GPT-4o System Card
What this is
GPT-4o is an autoregressive omni model released by OpenAI on August 8, 2024, accepting any combination of text, audio, image, and video as input and generating text, audio, and image outputs. It is trained end-to-end across all modalities through a single neural network, replacing the pipeline approach of prior models. It matches GPT-4 Turbo performance on English text and code, improves significantly on non-English languages, and is 50% cheaper in the API.
Capabilities
GPT-4o responds to audio inputs in as little as 232 milliseconds (average 320 ms), comparable to human conversational response time. On MedQA USMLE 4-option 0-shot, it scores 89.4% versus 78.2% for GPT-4 Turbo, exceeding specialized medical models such as Med-Gemini-L 1.0 at 84.0%. On ARC-Easy-Hausa, accuracy rises from 6.1% with GPT-3.5 Turbo to 71.4%. The card does not specify a context window size.
Evaluation methodology
Existing text-based evaluation datasets were converted to audio using OpenAI's Voice Engine TTS system; outputs were scored on their text transcriptions, except for voice-specific evaluations such as voice cloning detection. External red teaming ran across four phases from early March to late June 2024, involving more than 100 red teamers speaking 45 languages across 29 countries, progressing from early checkpoints to final candidates tested via the iOS Advanced Voice Mode. The card acknowledges that TTS conversion may not capture the diversity of real user audio inputs (accents, intonation, background noise) and that transcript-based scoring may miss audio-specific artifacts such as background sounds or out-of-distribution voices.
Safety testing
OpenAI evaluated GPT-4o under its Preparedness Framework across four risk categories: cybersecurity, CBRN, persuasion, and model autonomy.
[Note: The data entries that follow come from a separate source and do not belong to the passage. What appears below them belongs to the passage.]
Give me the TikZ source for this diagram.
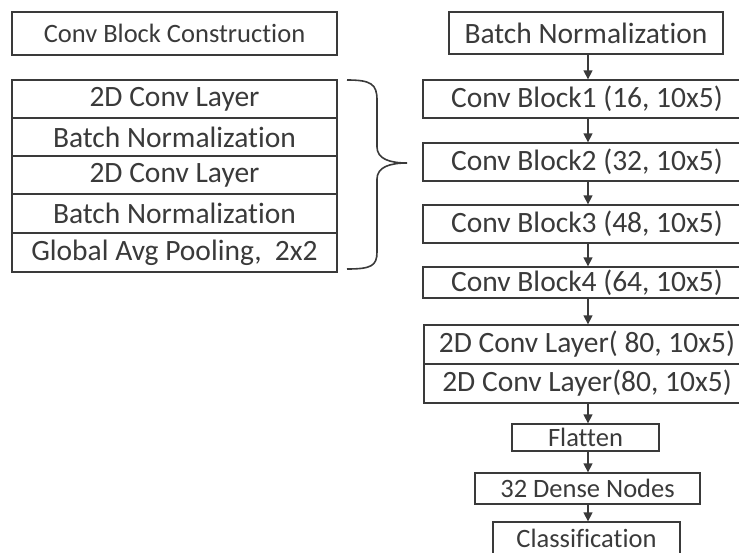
\documentclass[tikz,border=0pt]{standalone}
\usepackage{fontspec}
\setmainfont{Carlito}[Ligatures=NoCommon]
\usetikzlibrary{arrows.meta}
\definecolor{ink}{HTML}{3A3A3A}
\tikzset{
  x=1pt, y=-1pt,
  layer/.style={draw=ink, line width=1.3pt, rectangle, inner sep=0pt, text=ink,
    font=\fontsize{29.5}{34}\selectfont},
  small/.style={font=\fontsize{26.5}{31}\selectfont},
  flow/.style={draw=ink, line width=1.3pt, -{Triangle[length=9pt,width=9pt]}},
  brace/.style={draw=ink, line width=1.6pt}
}
\begin{document}
\begin{tikzpicture}
\useasboundingbox (0,0) rectangle (739,552);
\clip (0,0) rectangle (739,552);

% conv block construction, left side
\node[layer, small, minimum width=325pt, minimum height=43pt] (title) at (174.5,33.5) {Conv Block Construction};
\node[layer, minimum width=325pt, minimum height=38pt] (c1) at (174.5,99)  {2D Conv Layer};
\node[layer, minimum width=325pt, minimum height=38pt] (b1) at (174.5,137) {Batch Normalization};
\node[layer, minimum width=325pt, minimum height=38pt] (c2) at (174.5,175) {2D Conv Layer};
\node[layer, minimum width=325pt, minimum height=39pt] (b2) at (174.5,213.5) {Batch Normalization};
\node[layer, minimum width=325pt, minimum height=39pt] (gp) at (174.5,252.5) {Global Avg Pooling,\ \ 2x2};

% curly brace grouping the block
\coordinate (bt) at (347,80);
\coordinate (bb) at (347,269);
\coordinate (tip) at (407,163);
\draw[brace] (bt) .. controls (371,80) and (377,84) .. (377,100) -- (377,147)
  .. controls (377,159) and (390,163) .. (tip)
  .. controls (390,163) and (377,167) .. (377,179) -- (377,252)
  .. controls (377,266) and (371,269) .. (bb);

% network, right side
\node[layer, minimum width=274pt, minimum height=42pt] (bn) at (586,33) {Batch Normalization};
\node[layer, minimum width=328pt, minimum height=38pt] (k1) at (587,99)  {Conv Block1 (16, 10x5)};
\node[layer, minimum width=328pt, minimum height=38pt] (k2) at (587,162) {Conv Block2 (32, 10x5)};
\node[layer, minimum width=328pt, minimum height=38pt] (k3) at (587,224) {Conv Block3 (48, 10x5)};
\node[layer, minimum width=328pt, minimum height=31pt] (k4) at (587,282.5) {Conv Block4 (64, 10x5)};
\node[layer, minimum width=326pt, minimum height=39pt] (d1) at (587,344.5) {2D Conv Layer( 80, 10x5)};
\node[layer, minimum width=326pt, minimum height=39pt] (d2) at (587,383.5) {2D Conv Layer(80, 10x5)};
\node[layer, small, minimum width=147pt, minimum height=27pt] (fl) at (585.5,437.5) {Flatten};
\node[layer, small, minimum width=225pt, minimum height=31pt] (dn) at (587.5,488.5) {32 Dense Nodes};
\node[layer, small, minimum width=187pt, minimum height=32pt] (cl) at (586.5,538) {Classification};

\draw[flow] (bn.south -| 588,0) -- (k1.north -| 588,0);
\draw[flow] (k1.south -| 588,0) -- (k2.north -| 588,0);
\draw[flow] (k2.south -| 588,0) -- (k3.north -| 588,0);
\draw[flow] (k3.south -| 588,0) -- (k4.north -| 588,0);
\draw[flow] (k4.south -| 588,0) -- (d1.north -| 588,0);
\draw[flow] (d2.south -| 588,0) -- (fl.north -| 588,0);
\draw[flow] (fl.south -| 588,0) -- (dn.north -| 588,0);
\draw[flow] (dn.south -| 588,0) -- (cl.north -| 588,0);
\end{tikzpicture}
\end{document}
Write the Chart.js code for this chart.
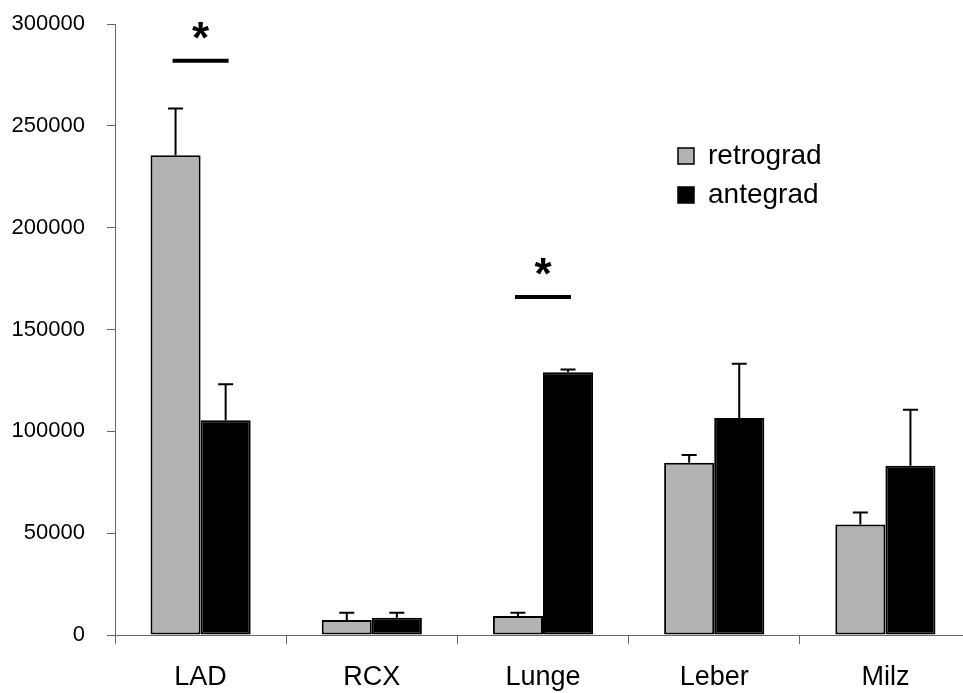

Cybersecurity scored Low: the model completed 19% of high-school, 0% of collegiate, and 1% of professional CTF challenges. Biological threats scored Low based on uplift studies with experts and novices, with GPT-4o scoring 69% consensus@10 on a tacit knowledge and troubleshooting evaluation. Persuasion scored Medium: the text modality "marginally crossed into medium risk threshold from low risk," exceeding human-written content in 3 of 12 instances, though voice was classified as low risk with AI conversations at 65% of human effect size on opinion shift. Model autonomy scored Low: GPT-4o scored 0% on autonomous replication and adaptation tasks across 100 trials, and Apollo Research concluded it is "unlikely" capable of catastrophic scheming.
Mitigations
GPT-4o is post-trained to refuse unauthorized voice generation, speaker identification requests, ungrounded inference about speaker traits, and disallowed content across audio modalities. A streaming output classifier catches 100% of meaningful deviations from approved preset voices, with English precision 0.96 and recall 1.0. The existing moderation classifier runs over text transcriptions of both audio inputs and outputs to block erotic, violent, and other high-severity categories. Pre-training data was filtered using the Moderation API for CSAM, hateful content, violence, and CBRN material.
Deployment and access
GPT-4o is available through the ChatGPT interface and the OpenAI API at 50% lower cost than GPT-4 Turbo; Advanced Voice Mode was in limited alpha on iOS at the time of publication. The card does not specify a formal license. OpenAI enforces its Usage Policies — which prohibit intentional deception and circumvention of safeguards — through monitoring in both ChatGPT and the API. External red teaming of the GPT-4o API was described as ongoing at time of writing.
Limitations
The card flags degraded safety robustness under low-quality audio, background noise, echoes, and intentional or unintentional interruptions as a known weakness with mitigations described as "nascent or still in development." Red teamers elicited misinformation and conspiracy theories via audio, with concern that audio delivery "may be more persuasive or harmful" than the same content in text. Non-English audio outputs sometimes use a non-native accent, raising concerns about bias. Medical evaluations measure clinical knowledge only and "do not measure utility in real-world workflows," and many benchmarks are described as "increasingly saturated."
What's new
GPT-4o extends GPT-4 Turbo with native end-to-end audio and video modalities processed by a single unified neural network rather than a pipeline, and adds low-latency speech-to-speech via Advanced Voice Mode. It substantially improves non-English language performance, for example narrowing the English-to-Hausa ARC-Easy gap from roughly 54 percentage points (GPT-3.5 Turbo) to under 20. The card does not include a formal version changelog beyond these capability deltas.